---------- Rows
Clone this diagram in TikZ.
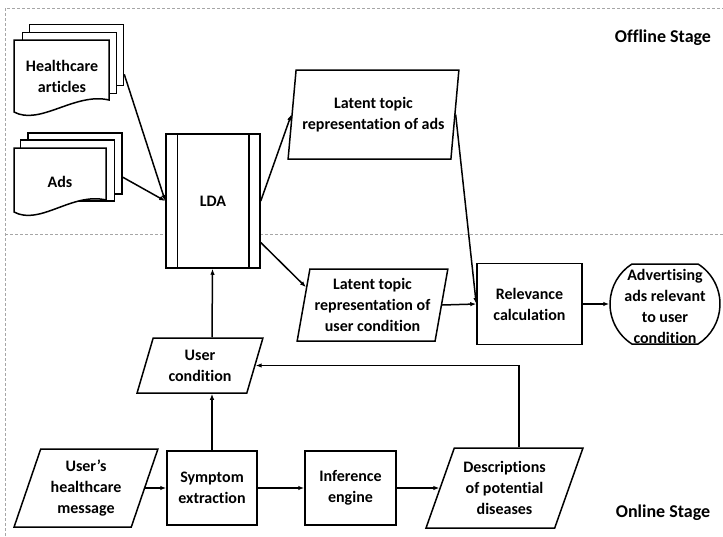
\documentclass[tikz,border=0pt]{standalone}
\usepackage{fontspec}
\setmainfont{Carlito}[Ligatures={TeX,NoCommon}]
\usetikzlibrary{shapes.geometric,shapes.misc,arrows.meta}

\begin{document}
\begin{tikzpicture}[x=1pt,y=-1pt,
        font=\fontsize{16}{21}\selectfont\bfseries,
        every node/.style={align=center},
        arrow/.style={line width=1.5pt,-{Latex[length=6pt,width=4.5pt]}},
        box/.style={draw,line width=1.5pt,fill=white,inner sep=2pt},
        sheet/.style={box,minimum width=94pt,minimum height=61pt},
        slanted/.style={box,trapezium,trapezium stretches=true,
            trapezium left angle=#1,trapezium right angle={\the\numexpr180-#1\relax}},
        stageline/.style={gray!70,densely dashed,line width=0.8pt}]
    \useasboundingbox (0,0) rectangle (723,536);

    % offline / online split
    \draw[stageline] (5,536) -- (5,8) -- (723,8);
    \draw[stageline] (5,234) -- (723,234);
    \node (offline) at (663,38) {\fontsize{18}{22}\selectfont Offline Stage};
    \node (online)  at (663,513) {\fontsize{18}{22}\selectfont Online Stage};

    % document stacks
    \node[sheet] (hcback) at (76.5,55) {};
    \node[sheet] (hcmid)  at (69.5,63) {};
    \draw[box] (14,112) -- (14,40) -- (109,40) -- (109,100) .. controls (75,92) and (40,126) .. cycle;
    \node (hc) at (62,76) {Healthcare\\articles};

    \node[sheet] (adsback) at (75,163.5) {};
    \node[sheet] (adsmid)  at (67.5,170.5) {};
    \draw[box] (14,212) -- (14,148) -- (106,148) -- (106,200) .. controls (72,192) and (40,226) .. cycle;
    \node (ads) at (60,182) {Ads};

    % topic model
    \node[box,minimum width=94pt,minimum height=134pt] (lda) at (213,201) {LDA};
    \draw[line width=1.5pt] ([xshift=12pt]lda.north west) -- ([xshift=12pt]lda.south west);
    \draw[line width=1.5pt] ([xshift=-12pt]lda.north east) -- ([xshift=-12pt]lda.south east);

    \node[slanted=79,minimum width=171pt,minimum height=89pt] (lads) at (373.5,114.5) {Latent topic\\representation of ads};
    \node[slanted=78,minimum width=151pt,minimum height=72pt] (lucond) at (372.5,305) {Latent topic\\representation of\\user condition};
    \node[box,minimum width=105pt,minimum height=81pt] (rel) at (529.5,304) {Relevance\\calculation};
    \node[box,rounded rectangle,rounded rectangle arc length=115,minimum width=114pt,minimum height=80pt,
        label={[align=center,yshift=-2pt]center:Advertising\\ads relevant\\to user\\condition}] (adv) at (665,304) {};

    % online chain
    \node[slanted=70,minimum width=144pt,minimum height=78pt] (msg) at (86,488) {User's\\healthcare\\message};
    \node[box,minimum width=90pt,minimum height=74pt] (sym) at (212,488) {Symptom\\extraction};
    \node[box,minimum width=91pt,minimum height=74pt] (inf) at (350.5,488) {Inference\\engine};
    \node[slanted=67,minimum width=157pt,minimum height=80pt] (desc) at (504.5,488) {Descriptions\\of potential\\diseases};
    \node[slanted=72,minimum width=126pt,minimum height=55pt] (ucond) at (200,365.5) {User\\condition};

    \draw[arrow] (hcback.-22) -- (lda.west);
    \draw[arrow] (adsback.-16) -- (lda.west);
    \draw[arrow] (lda.east) -- (lads.left side);
    \draw[arrow] (lda.-41) -- (lucond.165);
    \draw[arrow] (lads.right side) -- (rel.west);
    \draw[arrow] (lucond.right side) -- (rel.west);
    \draw[arrow] (rel) -- (adv);

    \draw[arrow] (msg.right side) -- (sym);
    \draw[arrow] (sym) -- (inf);
    \draw[arrow] (inf) -- (desc.left side);
    \draw[arrow] (sym) -- (sym |- ucond.south);
    \draw[arrow] (sym |- ucond.north) -- (lda);
    \draw[arrow] (desc.top side) |- (ucond.right side);

\end{tikzpicture}
\end{document}
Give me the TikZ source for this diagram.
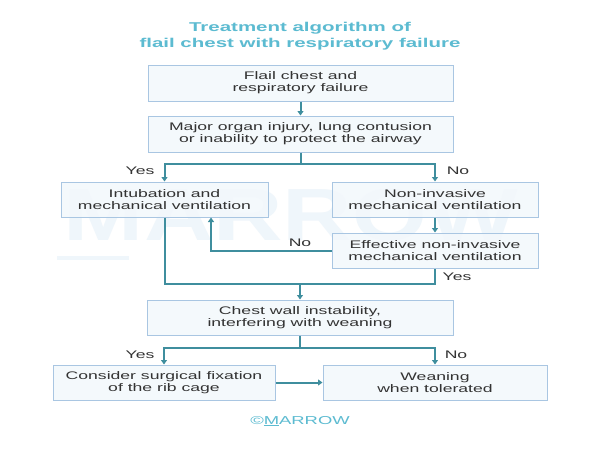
\documentclass[tikz,border=0pt]{standalone}
\usepackage{fontspec}
\setmainfont{Liberation Sans}
\newfontfamily\boxfont[FakeStretch=1.6]{Liberation Sans}
\newfontfamily\wmfont[FakeStretch=1.3]{Liberation Sans}
\usetikzlibrary{arrows.meta}
\definecolor{teal1}{HTML}{3F8E9E}
\definecolor{titlec}{HTML}{5CBBD1}
\definecolor{boxfill}{HTML}{F3F8FC}
\definecolor{boxdraw}{HTML}{A9C6E2}
\definecolor{txt}{HTML}{333333}
\definecolor{wm}{HTML}{EFF6FB}
\tikzset{
  fbox/.style={draw=boxdraw, line width=1pt, fill=boxfill, fill opacity=0.85, text opacity=1,
    text=txt, font=\boxfont\fontsize{11}{12}\selectfont, align=center,
    inner sep=0pt, minimum height=35pt},
  conn/.style={draw=teal1, line width=2pt},
  arr/.style={conn, -{Triangle[width=6pt,length=4.5pt]}},
  lab/.style={text=txt, font=\boxfont\fontsize{11}{12}\selectfont, inner sep=0pt},
}
\begin{document}
\begin{tikzpicture}[x=1pt,y=-1pt]
\useasboundingbox (0,0) rectangle (600,450);
\fill[white] (0,0) rectangle (600,450);
% watermark
\node[text=wm, font=\wmfont\fontsize{74}{74}\selectfont\bfseries, anchor=base, inner sep=0pt] (wmtext) at (291,240) {MARROW};
\fill[wm] (57,256) rectangle (129,260);
% title
\node[text=titlec, font=\boxfont\fontsize{12.8}{16}\selectfont\bfseries, align=center, inner sep=0pt] (title) at (300,36) {Treatment algorithm of\\flail chest with respiratory failure};
% boxes
\node[fbox, minimum width=305pt, minimum height=36pt] (B1) at (300.5,83) {Flail chest and\\respiratory failure};
\node[fbox, minimum width=305pt, minimum height=36pt] (B2) at (300.5,134) {Major organ injury, lung contusion\\or inability to protect the airway};
\node[fbox, minimum width=207pt] (B3) at (164.5,199.5) {Intubation and\\mechanical ventilation};
\node[fbox, minimum width=206pt] (B4) at (435,199.5) {Non-invasive\\mechanical ventilation};
\node[fbox, minimum width=206pt] (B5) at (435,250.5) {Effective non-invasive\\mechanical ventilation};
\node[fbox, minimum width=306pt] (B6) at (300,317.5) {Chest wall instability,\\interfering with weaning};
\node[fbox, minimum width=222pt] (B7) at (164,382.5) {Consider surgical fixation\\of the rib cage};
\node[fbox, minimum width=224pt] (B8) at (435,382.5) {Weaning\\when tolerated};
% junctions
\coordinate (j1) at (300.5,164);
\coordinate (j2) at (300,284);
\coordinate (j3) at (300,348);
% connectors
\draw[arr] (B1.south) -- (B2.north);
\draw[conn] (B2.south) -- (j1);
\draw[arr] (j1) -| (B3.north);
\draw[arr] (j1) -| (B4.north);
\draw[arr] (B4.south) -- (B5.north);
\draw[arr] (B5.west) -| ([xshift=46.5pt]B3.south);
\draw[conn] (B3.south) |- (B5.south |- j2) -- (B5.south);
\draw[arr] (j2) -- (B6.north);
\draw[conn] (B6.south) -- (j3);
\draw[arr] (j3) -| (B7.north);
\draw[arr] (j3) -| (B8.north);
\draw[arr] (B7.east) -- (B8.west);
% labels
\node[lab] (l1) at (140,171) {Yes};
\node[lab] (l2) at (458,171) {No};
\node[lab] (l3) at (300,243) {No};
\node[lab] (l4) at (457,277) {Yes};
\node[lab] (l5) at (140,355) {Yes};
\node[lab] (l6) at (456,355) {No};
% copyright
\node[text=titlec, font=\boxfont\fontsize{11.5}{12}\selectfont, inner sep=0pt] (copy) at (300,421) {©\underline{M}ARROW};
\end{tikzpicture}
\end{document}
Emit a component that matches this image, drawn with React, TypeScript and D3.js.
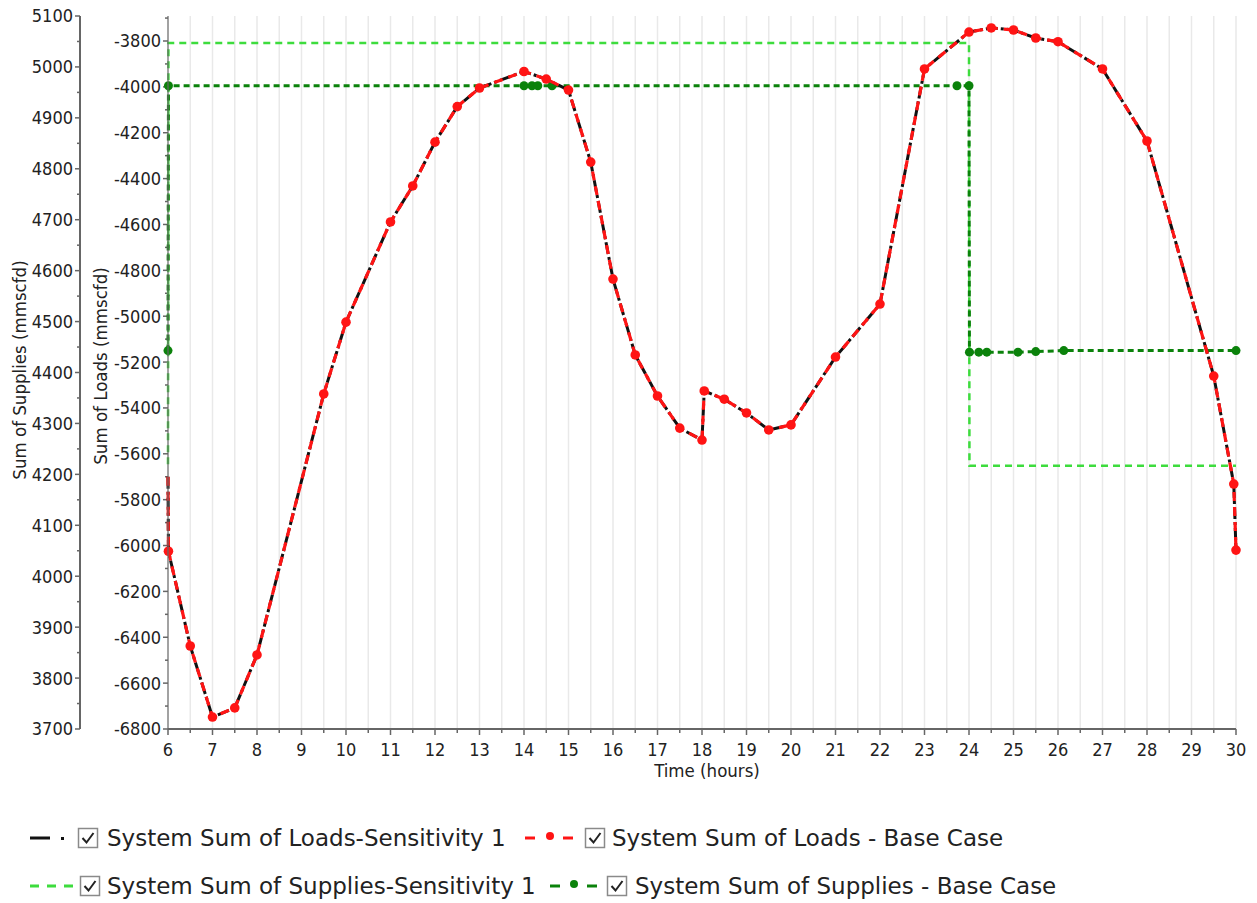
import React from "react";
import * as d3 from "d3";

const loadHours = [6, 6.01, 6.5, 7, 7.5, 8, 9.5, 10, 11, 11.5, 12, 12.5, 13, 14, 14.5, 15, 15.5, 16, 16.5, 17, 17.5, 18, 18.05, 18.5, 19, 19.5, 20, 21, 22, 23, 24, 24.5, 25, 25.5, 26, 27, 28, 29.5, 29.95, 30];
const loadsBase = [-5700, -6025, -6438, -6748, -6708, -6477, -5339, -5026, -4589, -4432, -4241, -4086, -4005, -3933, -3966, -4014, -4328, -4838, -5169, -5348, -5488, -5540, -5326, -5362, -5422, -5496, -5474, -5178, -4947, -3922, -3761, -3743, -3752, -3787, -3803, -3922, -4236, -5261, -5732, -6020];
const loadsSens = loadsBase.slice();

const supBaseHours = [6, 6.01, 14, 14.18, 14.31, 14.63, 23.73, 24, 24.01, 24.22, 24.4, 25.1, 25.5, 26.13, 30];
const supBase = [4443, 4963, 4963, 4963, 4963, 4963, 4963, 4963, 4440, 4440, 4440, 4440, 4441, 4443, 4443];
const supSensHours = [6, 6.01, 24, 24.01, 30];
const supSens = [4220, 5047, 5047, 4217, 4217];

const supTicks = d3.range(3700, 5101, 100);
const loadTicks = d3.range(-6800, -3799, 200);
const hourTicks = d3.range(6, 31, 1);

const legendRow1 = ["System Sum of Loads-Sensitivity 1", "System Sum of Loads - Base Case"];
const legendRow2 = ["System Sum of Supplies-Sensitivity 1", "System Sum of Supplies - Base Case"];

const FONT = "Tahoma, 'DejaVu Sans Condensed', 'DejaVu Sans', sans-serif";
const LEGEND_FONT = "Tahoma, 'DejaVu Sans', sans-serif";

function CheckBox({ x, y }: { x: number; y: number }) {
  return (
    <g>
      <rect x={x + 0.5} y={y + 0.5} width={19} height={19} fill="#fff" stroke="#8a8a8a" strokeWidth={1.5} />
      <path d={`M${x + 4.5},${y + 10} L${x + 8.5},${y + 14.5} L${x + 15.5},${y + 5}`} fill="none" stroke="#222" strokeWidth={2} />
    </g>
  );
}

export default function App() {
  const x = d3.scaleLinear().domain([6, 30]).range([168, 1236]);
  const ySup = d3.scaleLinear().domain([3700, 5100]).range([729, 16]);
  const yLoad = d3.scaleLinear().domain([-6800, -3691]).range([729, 16]);

  const loadLine = d3.line<number>().x((_, i) => x(loadHours[i])).y((d) => yLoad(d));
  const supBaseLine = d3.line<number>().x((_, i) => x(supBaseHours[i])).y((d) => ySup(d));
  const supSensLine = d3.line<number>().x((_, i) => x(supSensHours[i])).y((d) => ySup(d));

  const gridHours = d3.range(6.5, 30.01, 0.5);
  const supMinor = d3.range(3750, 5100, 100);
  const loadMinor = d3.range(-6700, -3690, 200);
  const hourMinor = d3.range(6.5, 30, 1);

  const axisColor = "#666";
  const darkGreen = "#0b820b";
  const lightGreen = "#3ddc3d";

  return (
    <div style={{ position: "absolute", left: 0, top: 0 }}>
      <svg width={1257} height={903} style={{ display: "block", background: "#fff" }} fontFamily={FONT}>
        {/* grid */}
        {gridHours.map((h) => (
          <line key={"g" + h} x1={x(h)} x2={x(h)} y1={16} y2={729} stroke="#e9e9e9" strokeWidth={1.5} />
        ))}

        {/* left (supplies) axis */}
        <line x1={80} x2={80} y1={16} y2={729} stroke={axisColor} strokeWidth={2} />
        {supTicks.map((t) => (
          <g key={"s" + t}>
            <line x1={75} x2={80} y1={ySup(t)} y2={ySup(t)} stroke={axisColor} strokeWidth={1.5} />
            <text x={73} y={ySup(t)} dy="0.36em" textAnchor="end" fontSize={18} fill="#222">{t}</text>
          </g>
        ))}
        {supMinor.map((t) => (
          <line key={"sm" + t} x1={77} x2={80} y1={ySup(t)} y2={ySup(t)} stroke={axisColor} strokeWidth={1.5} />
        ))}

        {/* right (loads) axis */}
        {loadTicks.map((t) => (
          <g key={"l" + t}>
            <line x1={163} x2={168} y1={yLoad(t)} y2={yLoad(t)} stroke={axisColor} strokeWidth={1.5} />
            <text x={161} y={yLoad(t)} dy="0.36em" textAnchor="end" fontSize={18} fill="#222">{t}</text>
          </g>
        ))}
        {loadMinor.map((t) => (
          <line key={"lm" + t} x1={165} x2={168} y1={yLoad(t)} y2={yLoad(t)} stroke={axisColor} strokeWidth={1.5} />
        ))}

        {/* x axis */}
        {hourTicks.map((h) => (
          <g key={"h" + h}>
            <line x1={x(h)} x2={x(h)} y1={729} y2={735} stroke={axisColor} strokeWidth={1.5} />
            <text x={x(h)} y={756} textAnchor="middle" fontSize={18} fill="#222">{h}</text>
          </g>
        ))}
        {hourMinor.map((h) => (
          <line key={"hm" + h} x1={x(h)} x2={x(h)} y1={729} y2={733} stroke={axisColor} strokeWidth={1.5} />
        ))}

        {/* axis titles */}
        <text transform="translate(26,370) rotate(-90)" textAnchor="middle" fontSize={18.5} fill="#222">Sum of Supplies (mmscfd)</text>
        <text transform="translate(107,366) rotate(-90)" textAnchor="middle" fontSize={18.5} fill="#222">Sum of Loads (mmscfd)</text>
        <text x={707} y={777} textAnchor="middle" fontSize={18.5} fill="#222">Time (hours)</text>

        {/* series */}
        <path d={supSensLine(supSens) || ""} fill="none" stroke={lightGreen} strokeWidth={2.5} strokeDasharray="7,5" />
        <path d={supBaseLine(supBase) || ""} fill="none" stroke={darkGreen} strokeWidth={3} strokeDasharray="6,4" />
        {supBase.map((v, i) => (
          <circle key={"sb" + i} cx={x(supBaseHours[i])} cy={ySup(v)} r={4.5} fill={darkGreen} />
        ))}
        <path d={loadLine(loadsSens) || ""} fill="none" stroke="#111" strokeWidth={3} strokeDasharray="12,3,3,3" />
        <path d={loadLine(loadsBase) || ""} fill="none" stroke="#ff1414" strokeWidth={3.2} strokeDasharray="9,6" />
        {loadsBase.map((v, i) =>
          i === 0 ? null : <circle key={"lb" + i} cx={x(loadHours[i])} cy={yLoad(v)} r={4.8} fill="#ff1414" />
        )}

        {/* left/bottom plot axes on top */}
        <line x1={168} x2={168} y1={16} y2={729} stroke={axisColor} strokeWidth={2} opacity={0.6} />
        <line x1={168} x2={1236} y1={729} y2={729} stroke={axisColor} strokeWidth={2} />

        {/* legend */}
        <g fontSize={23} fill="#222" fontFamily={LEGEND_FONT}>
          <line x1={30} x2={50} y1={838} y2={838} stroke="#111" strokeWidth={3} />
          <rect x={61} y={837} width={3} height={3} fill="#111" />
          <CheckBox x={78} y={828} />
          <text x={107} y={846}>{legendRow1[0]}</text>

          <line x1={525} x2={535} y1={838} y2={838} stroke="#ff1414" strokeWidth={3} />
          <circle cx={550} cy={836} r={4} fill="#ff1414" />
          <line x1={563} x2={573} y1={838} y2={838} stroke="#ff1414" strokeWidth={3} />
          <CheckBox x={585} y={828} />
          <text x={612} y={846}>{legendRow1[1]}</text>

          <line x1={30} x2={77} y1={886} y2={886} stroke={lightGreen} strokeWidth={3} strokeDasharray="9,8" />
          <CheckBox x={80} y={876} />
          <text x={107} y={894}>{legendRow2[0]}</text>

          <line x1={550} x2={560} y1={886} y2={886} stroke={darkGreen} strokeWidth={3} />
          <circle cx={574} cy={884} r={4} fill={darkGreen} />
          <line x1={587} x2={597} y1={886} y2={886} stroke={darkGreen} strokeWidth={3} />
          <CheckBox x={607} y={876} />
          <text x={635} y={894}>{legendRow2[1]}</text>
        </g>
      </svg>
    </div>
  );
}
--------------------
Check every line for "with" and show the ones that have it.

\node[text=titlec, font=\boxfont\fontsize{12.8}{16}\selectfont\bfseries, align=center, inner sep=0pt] (title) at (300,36) {Treatment algorithm of\\flail chest with respiratory failure};
\node[fbox, minimum width=306pt] (B6) at (300,317.5) {Chest wall instability,\\interfering with weaning};
Emit a component that matches this image, drawn with React, TypeScript and D3.js.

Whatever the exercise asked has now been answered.